TSDB Status Information
For larger Prometheus setups that collect a lot of metrics, you may start hitting scaling bottlenecks in Prometheus' on-disk time series database (TSDB). One of the main causes of high memory usage in a Prometheus server is that the total number of concurrently scraped time series is too large, since each series needs to be indexed in the TSDB's head block.
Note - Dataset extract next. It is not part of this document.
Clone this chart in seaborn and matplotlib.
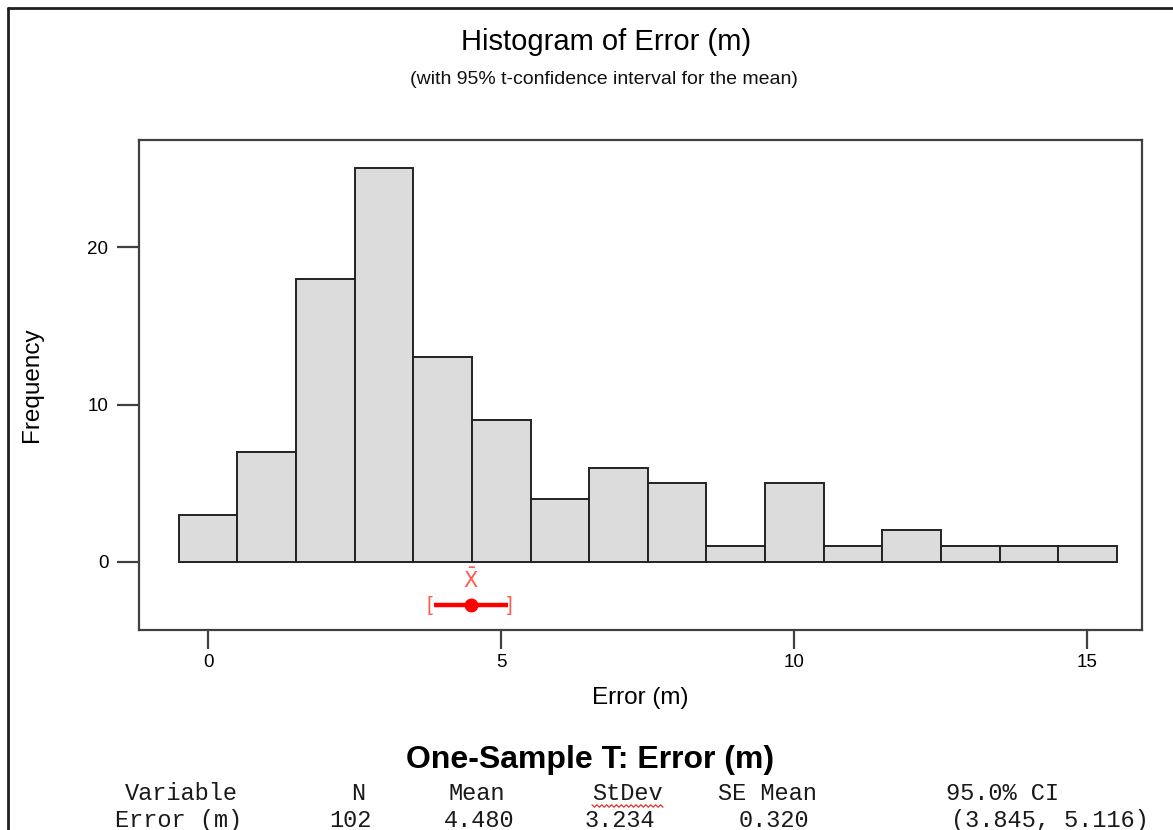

The head block contains the last 2-3 hours of incoming metrics data, before that data is persisted to disk as a more optimized and immutable TSDB block.
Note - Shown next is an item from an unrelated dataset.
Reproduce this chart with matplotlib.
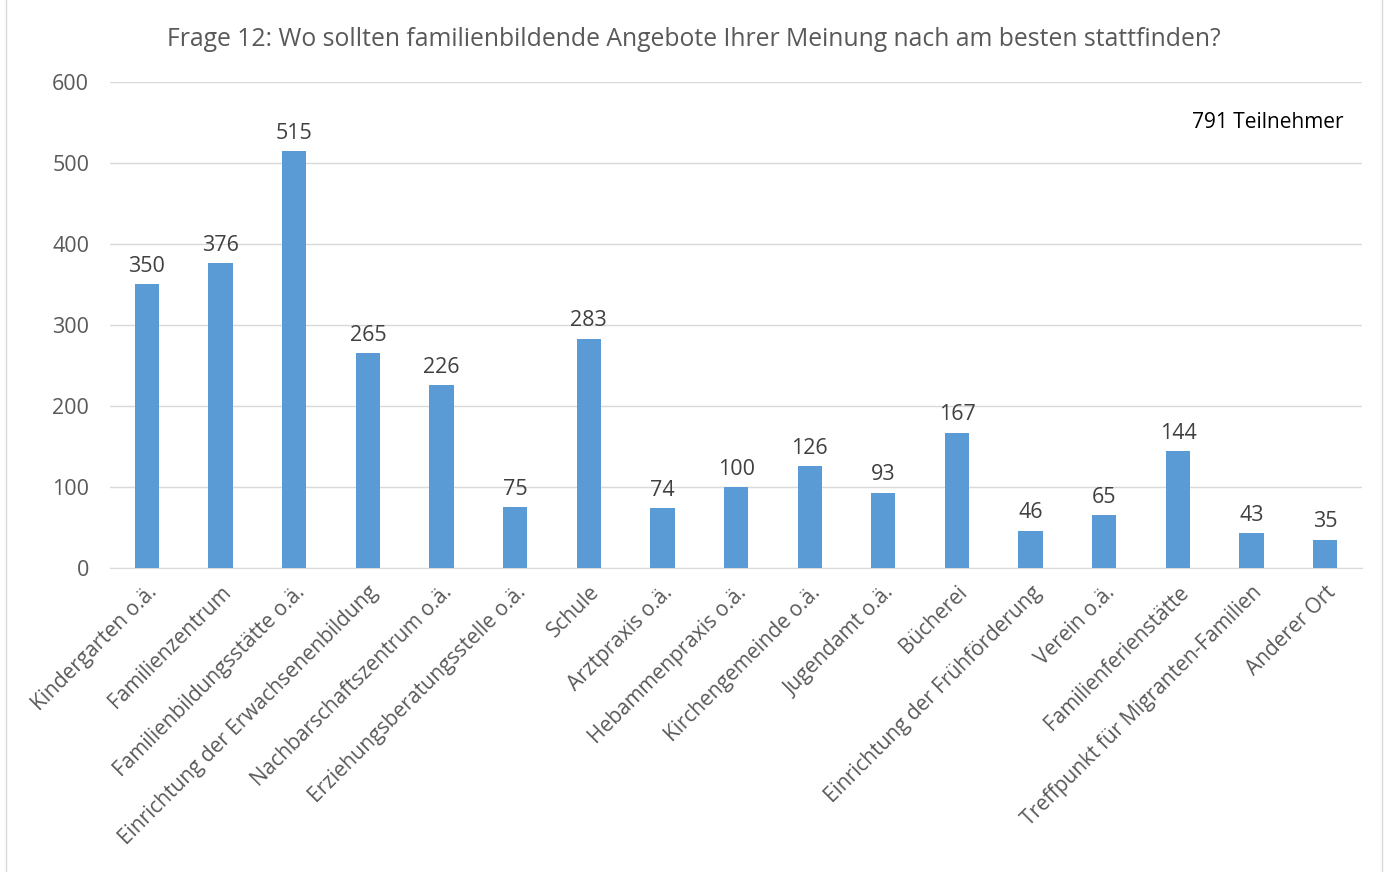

/tsdb-status page (reachable via "Status" –> "TSDB Status") contains a wealth of statistical information about the TSDB's head block that helps you identify likely problems and culprits of high TSDB load:
Head block overview statistics
First, the page gives you overall statistics about the head block that help you get a high-level view of the health of the TSDB:
- Number of series: How many unique time series are currently present in the head block alone.
- Number of chunks: How many chunks these series occupy (each series is stored in one or more chunks, depending on its number of samples in the head block).
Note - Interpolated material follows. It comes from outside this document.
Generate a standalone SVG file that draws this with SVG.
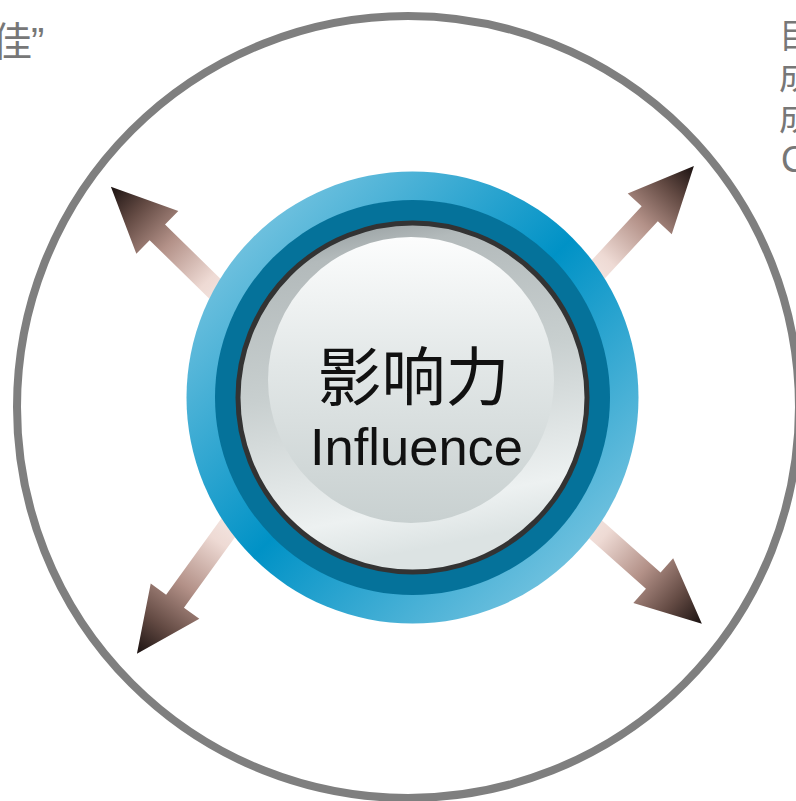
<svg xmlns="http://www.w3.org/2000/svg" width="796" height="801" viewBox="0 0 796 801">
  <defs>
    <linearGradient id="arrowGrad" x1="0" y1="0" x2="1" y2="0">
      <stop offset="0" stop-color="#f8eeeb"/>
      <stop offset="0.25" stop-color="#eedad4"/>
      <stop offset="0.55" stop-color="#b39188"/>
      <stop offset="0.8" stop-color="#634a43"/>
      <stop offset="1" stop-color="#1a1110"/>
    </linearGradient>
    <linearGradient id="blueGrad" x1="0" y1="0" x2="1" y2="1">
      <stop offset="0" stop-color="#9ad3e8"/>
      <stop offset="0.5" stop-color="#0092c6"/>
      <stop offset="1" stop-color="#9ad3e8"/>
    </linearGradient>
    <linearGradient id="diskGrad" x1="0" y1="0" x2="0.2" y2="1">
      <stop offset="0" stop-color="#858e90"/>
      <stop offset="0.15" stop-color="#b3babb"/>
      <stop offset="0.5" stop-color="#c8cfcf"/>
      <stop offset="0.88" stop-color="#edf1f1"/>
      <stop offset="1" stop-color="#dce3e3"/>
    </linearGradient>
    <linearGradient id="hiGrad" x1="0" y1="0" x2="0" y2="1">
      <stop offset="0" stop-color="#fcfdfd"/>
      <stop offset="0.45" stop-color="#e2e7e7"/>
      <stop offset="1" stop-color="#c8d0d0"/>
    </linearGradient>
    <style>
      .side { font-family: "Noto Sans CJK SC", "Noto Sans", sans-serif; fill: #777777; }
      .arrow { fill: url(#arrowGrad); }
    </style>
  </defs>

  <g id="side-text">
    <text class="side" x="-8" y="56" font-size="40">佳</text>
    <text x="31" y="56" font-size="40" font-family="Liberation Sans, Arial, sans-serif" fill="#777777">”</text>
    <text class="side" x="779" y="48" font-size="34">目</text>
    <text class="side" x="779" y="89" font-size="34">成</text>
    <text class="side" x="779" y="130" font-size="34">成</text>
    <text x="781" y="172" font-size="36" font-family="Liberation Sans, Arial, sans-serif" fill="#777777">C</text>
  </g>

  <g id="outer-ring">
    <circle cx="408" cy="407" r="391" fill="none" stroke="#7f7f7f" stroke-width="8"/>
  </g>

  <g id="connectors">
    <path class="arrow" transform="translate(239.5,312.8) rotate(-135.6)" d="M0,-11 L115,-11 L115,-30 L180,0 L115,30 L115,11 L0,11 Z"/>
    <path class="arrow" transform="translate(578.4,290.8) rotate(-47.2)" d="M0,-11 L105,-11 L105,-30 L170,0 L105,30 L105,11 L0,11 Z"/>
    <path class="arrow" transform="translate(245.4,504) rotate(125.9)" d="M0,-11 L120,-11 L120,-30 L185,0 L120,30 L120,11 L0,11 Z"/>
    <path class="arrow" transform="translate(571,507.6) rotate(41.6)" d="M0,-11 L110,-11 L110,-30 L175,0 L110,30 L110,11 L0,11 Z"/>
  </g>

  <g id="center-node">
    <circle cx="412.5" cy="397.5" r="226" fill="url(#blueGrad)"/>
    <circle cx="412.5" cy="397.5" r="197.5" fill="#05729a"/>
    <circle cx="412.5" cy="397.5" r="174.5" fill="url(#diskGrad)" stroke="#333333" stroke-width="5"/>
    <circle cx="411" cy="380" r="143" fill="url(#hiGrad)"/>
    <text x="413.5" y="400" font-size="64" text-anchor="middle" font-family="Noto Sans CJK SC, sans-serif" fill="#111111">影响力</text>
    <text x="416.5" y="465" font-size="52.5" text-anchor="middle" font-family="Liberation Sans, Arial, sans-serif" fill="#111111">Influence</text>
  </g>
</svg>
- Number of label pairs: How many unique key/value label combinations there are in the head block.
- Current min and max times: The current minimum and maximum sample timestamps in the head block.
Especially an unusually high number of time series and/or label pairs can point you to an unexpected explosion of label cardinality (too many distinct values in one or more labels that cause a series explosion).
Detailed head block cardinality statistics
Once you have identified a high number of time series as the cause of a scaling bottleneck, the TSDB status page also shows you more detailed statistical information about individual metric names and labels that let you hunt down likely culprits:
- Top 10 label names with value count: This table shows you the top 10 label names with the highest number of unique label values. Especially if some unintentional high-cardinality data (like public user IPs or full HTTP paths) are stored in label values, you will immediately see those problematic labels at the top here.
- Top 10 series count by metric names: This table shows you the top 10 metric names by the count of time series that are associated with them. Sometimes there is no single label that is problematic enough, but this can help you track down metric names that overall have a combination of labels attached to them that cause a large number of time series.
- Top 10 label names with high memory usage: This table shows you the top 10 label names with the highest memory usage. This can help you identify label names that may not have a too high number of values associated with them, but where individual values are overly large and memory-consuming.
- Top 10 series count by label value pairs: This table shows you the top 10 label name / value pairs that have the largest number of series associated with them. Sometimes you will find a specific label combination at the top here, like a histogram metric name (
__name__="my_histogram_bucket") that has a lot of bucket time series attached.
Overall, these statistics should be very helpful in tracking down cardinality-related issues in your TSDB usage.